Reality finally bites for social media

More trouble in social media land. Insiders at consumer goods giant Unilever recently confessed that some of their brand teams were questioning whether increased investments in social media were proving their worth.

Mark Ritson

Some brands had discovered that a pound spent on in-store promotions was delivering up to 50 per cent better return than one spent on social media. That’s quite a disparity and, according to the source, it is leading to several brands switching investment away from social and back to sales promotions.

It’s a big move for any FMCG company, but a particularly major one for Unilever, given that it has been held up as one of the most socially switched on of organisations. Its chief executive Paul Polman had predicted that social media would soon overtake traditional media as the company’s key tool for driving brand preference, and the story from its chief marketing officer Keith Weed is similar. He has repeatedly claimed that social media’s return on investment (ROI) is more measurable than television, and usually superior too.

Despite the hyperbole it seems many of Unilever’s actual marketers working across brands like Marmite, Timotei and Radox are questioning whether social is such a superior approach after all.

But what’s been really interesting is watching the social media experts react to the Unilever news. As a relatively young and brash discipline, social media has spent the past four years promoting its potential for greater ROI versus traditional tools. Thus far the narrative has been all about the switch from traditional media to social. The idea that a company – and one of the leading exponents of social media at that – has shifted away from social towards old-fashioned tools has caused quite a stir in the past week.

One section of social media exponents simply refuses to contemplate the idea that any company could favour an old-fashioned tool over the shiny new approach. Laurent Francois, former head of 360 Digital Influence for Ogilvy France and a teacher of social media marketing at the ESCP business school, provided a typical example of the denial approach.

According to his blog, Unilever was clearly “missing the point” because consumers are “no longer passive targets that you can simply feed with coupons and vouchers”. That might have been the claim at the last social media conference Francois attended, but patently Unilever’s experience suggests consumers are just as interested in coupons and vouchers as they ever were.

Another response was to critique Unilever’s approach. ‘Don’t hate the game, hate the player’ was the theme of Stephan Dahl’s blog. Dahl, a senior lecturer of marketing at the University of Hull, analysed Unilever’s approach to social media for Marmite and concluded that the reason for the brand’s poor showing was weak execution, not a fundamental problem with social media.

“Sales pitches, incentives and no interaction – everything that social media should NOT be!” observed Dahl. “Is it really surprising that Unilever found that the ROI from this sort of social media campaign was less than running sales promotions in shops?”

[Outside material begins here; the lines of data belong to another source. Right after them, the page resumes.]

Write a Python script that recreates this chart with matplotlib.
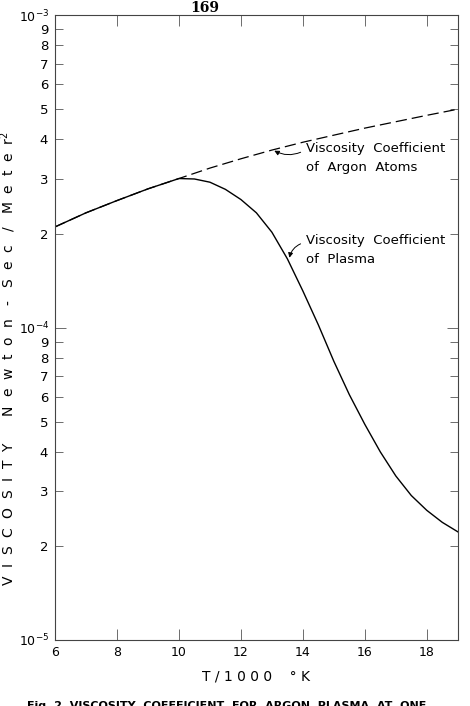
import matplotlib
matplotlib.use("Agg")
import matplotlib.pyplot as plt

# T / 1000 K
argon_t = [6, 7, 8, 9, 10, 11, 12, 13, 14, 15, 16, 17, 18, 19]
argon_mu = [2.1e-4, 2.33e-4, 2.55e-4, 2.78e-4, 3.0e-4, 3.24e-4, 3.47e-4, 3.7e-4,
            3.92e-4, 4.13e-4, 4.35e-4, 4.56e-4, 4.78e-4, 5.0e-4]

plasma_t = [6, 7, 8, 9, 10, 10.5, 11, 11.5, 12, 12.5, 13, 13.5, 14, 14.5, 15,
            15.5, 16, 16.5, 17, 17.5, 18, 18.5, 19]
plasma_mu = [2.1e-4, 2.33e-4, 2.55e-4, 2.78e-4, 3.0e-4, 2.99e-4, 2.92e-4, 2.77e-4,
             2.57e-4, 2.33e-4, 2.02e-4, 1.66e-4, 1.31e-4, 1.02e-4, 7.8e-5,
             6.1e-5, 4.9e-5, 4.0e-5, 3.35e-5, 2.9e-5, 2.6e-5, 2.38e-5, 2.22e-5]

x_ticks = [6, 8, 10, 12, 14, 16, 18]
x_labels = ["6", "8", "10", "12", "14", "16", "18"]
y_major = [1e-5, 1e-4, 1e-3]
y_major_labels = [r"$10^{-5}$", r"$10^{-4}$", r"$10^{-3}$"]
y_minor_digits = [2, 3, 4, 5, 6, 7, 8, 9]


def spaced(word, gap=" "):
    return gap.join(word)


def main():
    fig = plt.figure(figsize=(4.7, 7.06), dpi=100)
    ax = fig.add_axes([0.117, 0.0935, 0.857, 0.885])

    ax.plot(argon_t, argon_mu, color="black", lw=0.9, dashes=(9, 4))
    ax.plot(plasma_t, plasma_mu, color="black", lw=1.0)

    ax.set_yscale("log")
    ax.set_xlim(6, 19)
    ax.set_ylim(1e-5, 1e-3)

    ax.set_xticks(x_ticks)
    ax.set_xticklabels(x_labels)
    ax.set_yticks(y_major)
    ax.set_yticklabels(y_major_labels)
    minor = [d * 10.0 ** e for e in (-5, -4) for d in y_minor_digits]
    ax.set_yticks(minor, minor=True)
    ax.set_yticklabels([str(d) for e in (-5, -4) for d in y_minor_digits], minor=True)

    ax.tick_params(which="both", direction="in", top=True, right=True,
                   labelsize=9.5, color="#555555", width=0.6)
    ax.tick_params(which="major", length=8, pad=4, labelsize=9)
    ax.tick_params(which="minor", length=6, pad=5)
    for s in ax.spines.values():
        s.set_linewidth(0.8)
        s.set_color("#444444")

    ax.set_xlabel("T / 1 0 0 0    ° K", fontsize=10, labelpad=8)
    g = "  "
    ylab = (spaced("VISCOSITY", g) + "      " + spaced("Newton", g) + "   -   "
            + spaced("Sec", g) + "   /   " + spaced("Meter", g) + r"$^2$")
    ax.set_ylabel(ylab, fontsize=10)
    ax.yaxis.set_label_coords(-0.092, 0.45)

    ax.annotate("Viscosity  Coefficient\nof  Argon  Atoms", xy=(13.0, 3.72e-4),
                xytext=(14.1, 3.5e-4), fontsize=9.5, va="center", linespacing=1.6,
                arrowprops=dict(arrowstyle="-|>", color="black", lw=0.7,
                                mutation_scale=7, relpos=(0, 0.75), shrinkA=2,
                                connectionstyle="arc3,rad=-0.3"))
    ax.annotate("Viscosity  Coefficient\nof  Plasma", xy=(13.55, 1.64e-4),
                xytext=(14.1, 1.77e-4), fontsize=9.5, va="center", linespacing=1.6,
                arrowprops=dict(arrowstyle="-|>", color="black", lw=0.7,
                                mutation_scale=7, relpos=(0, 0.75), shrinkA=2,
                                connectionstyle="arc3,rad=0.35"))

    fig.text(0.436, 0.988, "169", fontsize=10, fontfamily="serif",
             fontweight="bold", ha="center", va="center")
    fig.text(0.057, 0.0, "Fig. 2  VISCOSITY  COEFFICIENT  FOR  ARGON  PLASMA  AT  ONE",
             fontsize=8.0, fontweight="bold", ha="left", va="center")

    fig.savefig("out.png", dpi=100)


if __name__ == "__main__":
    main()
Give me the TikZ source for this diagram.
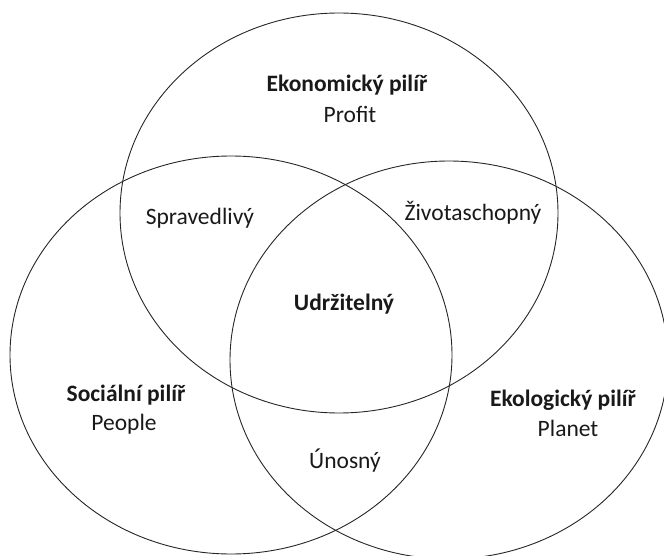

Of course, all this is the usual social media nonsense. The real story is that marketers are finally beginning to apply some measures to assess the ROI of their efforts. Once they do that they can do the one thing the social media mavens have counselled against: compare the value of social media with other options, apples to apples. And, in many cases, they are discovering the hullaballoo drummed up by the marketing media and various industry events is not quite all it was cracked up to be.

Crucially, Unilever did not suggest it had given up on social media. Some brands are happy with their ROI while others are apparently moving away from the approach. That’s important because it confirms that social media’s impact on marketing is heterogeneous. In some cases it changes the game and introduces wonderful possibilities and, subsequently, impressive ROI.

But in other cases – the majority I’ll wager – social media becomes a minor addition to the mix and no more than a catalyst for TV or other traditional activity. And then, in a final set of cases, social media does not make any sense at all. Because of brand positioning, the consumer decision-making framework or the nature of the product category, it is not a worthwhile investment.

That might explain why several industry studies are reporting that the number of marketers who agree social media is an important tool for their business is starting to fall. This is not a signal that social media is worthless or that its bubble is about to burst. It just means we are starting to treat social media like any other option in the marketing mix.

Welcome to the mature stage, social media – we’ve been expecting you.